Schweigen bis Januar

Denn theoretisch ist der Plan ja eindeutig, die interne Verabredung klar: Die SPD will sich erst Ende Januar dazu äußern, wer als Kanzlerkandidat in den Bundestagswahlkampf geht. Bis dahin soll, abgesehen von den üblichen Textbausteinen, geschwiegen werden. So weit, so verständlich. Doch die Praxis sieht ganz anders aus, das zeigen neben Krafts Äußerung auch andere Zitate der SPD-Spitze allein in den vergangenen drei Tagen.

Da bringt Parteichef Sigmar Gabriel höchstpersönlich Hamburgs Ersten Bürgermeister und Parteivize Olaf Scholz als möglichen Kanzlerkandidaten ins Gespräch, der darüber alles andere als begeistert gewesen sein soll. Und Generalsekretärin Katarina Barley spricht davon, dass bei zwei Kandidaten auch ein Mitgliederentscheid möglich wäre, während Arbeitsministerin Andrea Nahles (SPD) das in einem Interview mit dem Berliner "Tagesspiegel" für "Quatsch" erklärt.

Und wie wird die Kandidatur nun aussehen? Das bleibt offen. Doch in Berlin kursiert derzeit ein neues Gerücht für den Fall, dass Gabriel auf die Kandidatur verzichtet. Dann soll er Außenminister werden, EU-Parlamentschef Martin Schulz Parteichef und Kanzlerkandidat und NRW-Wirtschaftsminister Garrelt Duin das Bundeswirtschaftsressort von Gabriel übernehmen.
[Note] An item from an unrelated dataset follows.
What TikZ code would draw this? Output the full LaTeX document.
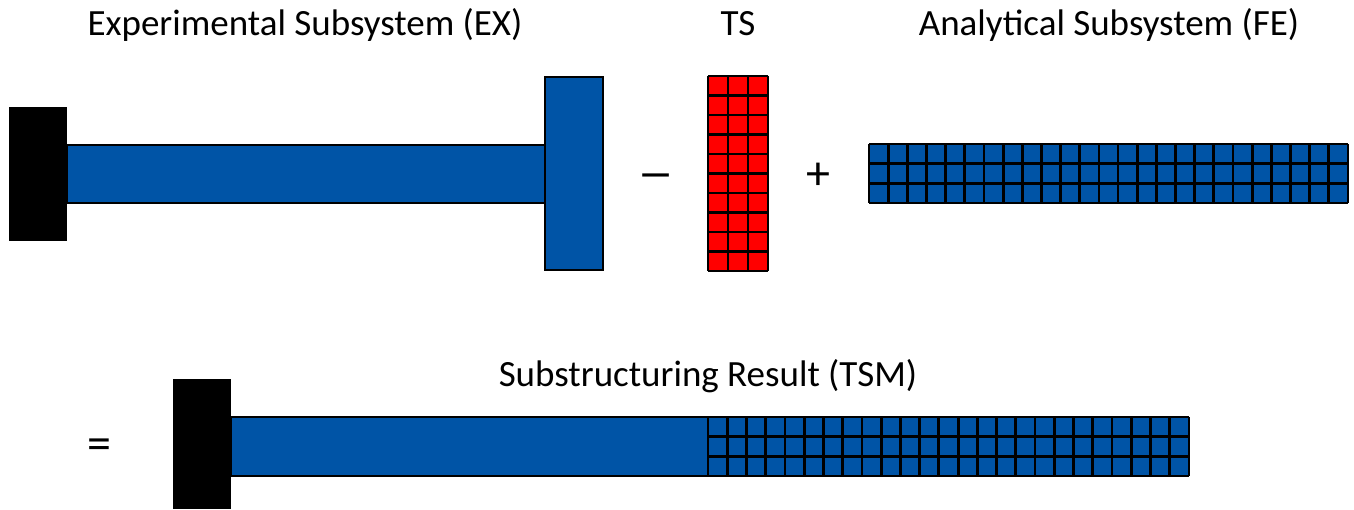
\documentclass[tikz,border=0pt]{standalone}
\usepackage{fontspec}
\setmainfont{Carlito}
\definecolor{beamblue}{RGB}{0,84,166}
\definecolor{tsred}{RGB}{255,0,0}
\tikzset{
  label/.style={font=\fontsize{37}{42}\selectfont, anchor=base, inner sep=0pt},
  symbol/.style={font=\fontsize{48}{54}\selectfont, inner sep=0pt},
  clamp/.style={fill=black},
  beam/.style={fill=beamblue, draw=black, line width=2pt},
  gridline/.style={draw=black, line width=2.8pt, line cap=square},
}
\begin{document}
\begin{tikzpicture}[x=1pt,y=1pt]
\useasboundingbox (0,0) rectangle (1354,-509);

% ---- titles
\node[label] (exlabel) at (305,-35) {Experimental Subsystem (EX)};
\node[label] (tslabel) at (738,-35) {TS};
\node[label] (felabel) at (1109,-35) {Analytical Subsystem (FE)};
\node[label] (tsmlabel) at (708,-386) {Substructuring Result (TSM)};

% ---- experimental subsystem: clamp, beam, tip mass
\fill[clamp] (9,-107) rectangle (67,-241);
\draw[beam] (67,-145) rectangle (545,-203);
\draw[beam] (545,-77) rectangle (603,-270);

% ---- operators
\node[symbol] (minus) at (656,-182) {\scalebox{1.55}[1.05]{–}};
\node[symbol] (plus) at (818,-176) {+};
\node[symbol] (equals) at (99,-449) {=};

% ---- transmission simulator: 3 x 10 red mesh
\fill[tsred] (708,-76) rectangle (768,-271);
\foreach \i in {0,...,3}
  \draw[gridline] ({708+\i*20},-76) -- ++(0,-195);
\foreach \j in {0,...,10}
  \draw[gridline] (708,{-76-\j*19.5}) -- ++(60,0);

% ---- analytical subsystem: 25 x 3 blue mesh
\fill[beamblue] (869,-144) rectangle (1348,-203);
\foreach \i in {0,...,25}
  \draw[gridline] ({869+\i*479/25},-144) -- ++(0,-59);
\foreach \j in {0,...,3}
  \draw[gridline] (869,{-144-\j*59/3}) -- ++(479,0);

% ---- coupled result: clamp, experimental beam, meshed part
\fill[clamp] (173,-379) rectangle (231,-509);
\draw[beam] (231,-417) rectangle (708,-476);
\fill[beamblue] (708,-417) rectangle (1189,-476);
\foreach \i in {0,...,25}
  \draw[gridline] ({708+\i*481/25},-417) -- ++(0,-59);
\foreach \j in {0,...,3}
  \draw[gridline] (708,{-417-\j*59/3}) -- ++(481,0);
\end{tikzpicture}
\end{document}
Anmerkung der Redaktion: In einer früheren Version dieses Artikels haben wir Hannelore Kraft folgendermaßen zitiert: "Ich weiß, wer es wird, aber ich sage es Ihnen nicht." Krafts Sprecher hatte dieses Zitat zunächst bestätigt, später jedoch angegeben, der Dialog habe sich anders abgespielt: "Wissen Sie, wer Kanzlerkandidat wird?" - "Ja."
"Und verraten Sie's uns?" - "Nein."
Auch, wenn sich an der inhaltlichen Aussage dadurch nichts ändert, haben wir uns entschlossen, das Zitat im Text entsprechend anzupassen.